I went to the ‘secluded beach’ for the yellow eyed penguins which turned out to be a beachhead complete with cliff from which about a hundred other people were trying to look down from to catch a glimpse of the penguins coming ashore. A penguin parade it most certainly was not. In the hour I stood watching I managed to see 4 penguins waddle up the beach – 3 of which were about 500m away up the other side of the beach. The other one I nearly missed as if came ashore directly below where I was – still about 100m away on the beach below. I think most of the other people watching were very disappointed by the lack of spectacle – I actually loved it – it had a far better ‘wild watch’ appeal to it – better to see one or two than none at all.

Next I drove to the Blue penguin place which was nearer the town. I parked my car near the seafront and waited for the free penguin watch. I was just about to give up when at about 10:15 people started to leave the paid penguin parade and a group of penguins finally made their appearance. They were underneath some shrubs by the water waiting to get across the road so they could get up to the cliffs and their chicks.

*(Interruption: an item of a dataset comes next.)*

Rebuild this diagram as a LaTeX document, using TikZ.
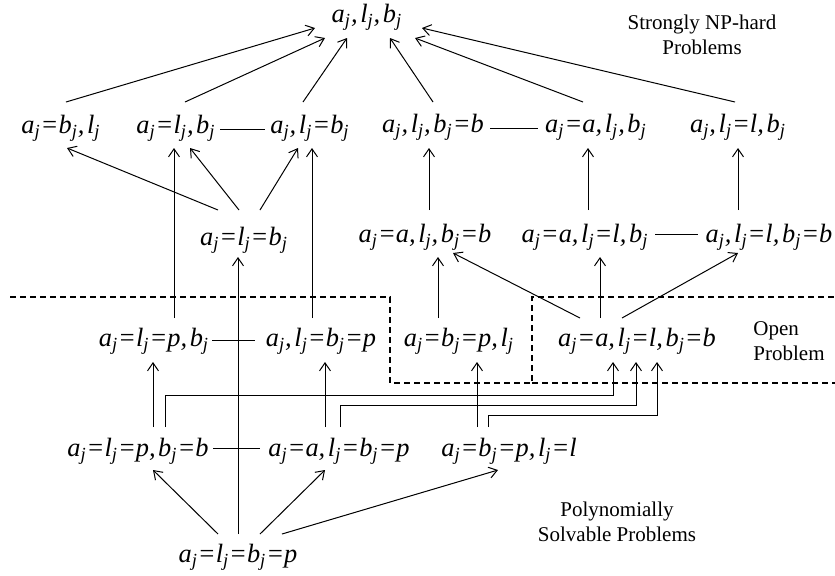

There was a lot of excitement as people scrambled to get flash photographs of the birds as they huddled together. I felt really angry at the assholes who obviously thought nothing of scaring the birds with their flashes (which I am sure they were not allowed to use in the actual parade) while the birds were trying to get to their hungry chicks. Eventually the people got bored and moved off which allowed the penguins to finally cross the road and get to the cliffs beyond.

I went back to the hostel content that I had seen everything I had come to see.

The next day I did a lazy walk around the town and then went to the supermarket. I had been told that for this Friday the hostel was doing a Pot luck dinner where everyone who wanted to take part made a meal for sharing with the rest of the people in the hostel. It was another one of the things about Chillawhile that made it a really friendly place to be.

I decided to make some chilli and got all the ingredients ready for putting together for the 7pm feast. The only problem with Chillawhile was their two very small kitchens – one upstairs and one downstairs which were now both full of people all trying to cook things for the pot luck fest. I had to contend with one guy making meatballs and another making fish curry. It all became a bit chaotic but finally I got my chilli on and let in simmer while I put some herb bread in the oven. At around 7pm everybody more or less got their meals to the table. There was all sorts of food from my chilli to muffins and scones. As part of the event each person had to say where they were from and what meal they had created – I obviously said that I made a traditional Irish meal which just happened to look like a chilli!

After the food a large group of us walked into town (which takes about 40 minutes) to go to a place called the penguin club which was has an open session every Friday night. The place was basically a large shed with a stage at one end and a bar at the other. For an open session anyone can go up on stage and play , sing or jam with anybody else they want. It made for a very interesting night.

We arrived to hear a girl singing away and she was very good. That was followed by a 3 guys who at first made a complete balls up of their first song but soon managed to string together a couple of songs. One of the people who came with us, Sven a German ended up on stage doing the drums for most of the night while another guy played guitar. They were both brilliant and were able to jam well with anybody who tried their hand which included a couple on whistles and tom toms.

The whole night was very unusual – I wouldn’t say the music was brilliant but when you realise that some of these people had never met before you get to appreciate just how good they are to make any thing. It certainly made a change from the usual disco or cover band. After another 40 minute walk we all ended up back at the hostel at about 2am and I fell into bed.

The final good thing about Chillawhile is the checkout time which, unlike most other hostels is at 12 or there abouts. I said my goodbyes to the people I had met and started out for Akora and my dolphin swim.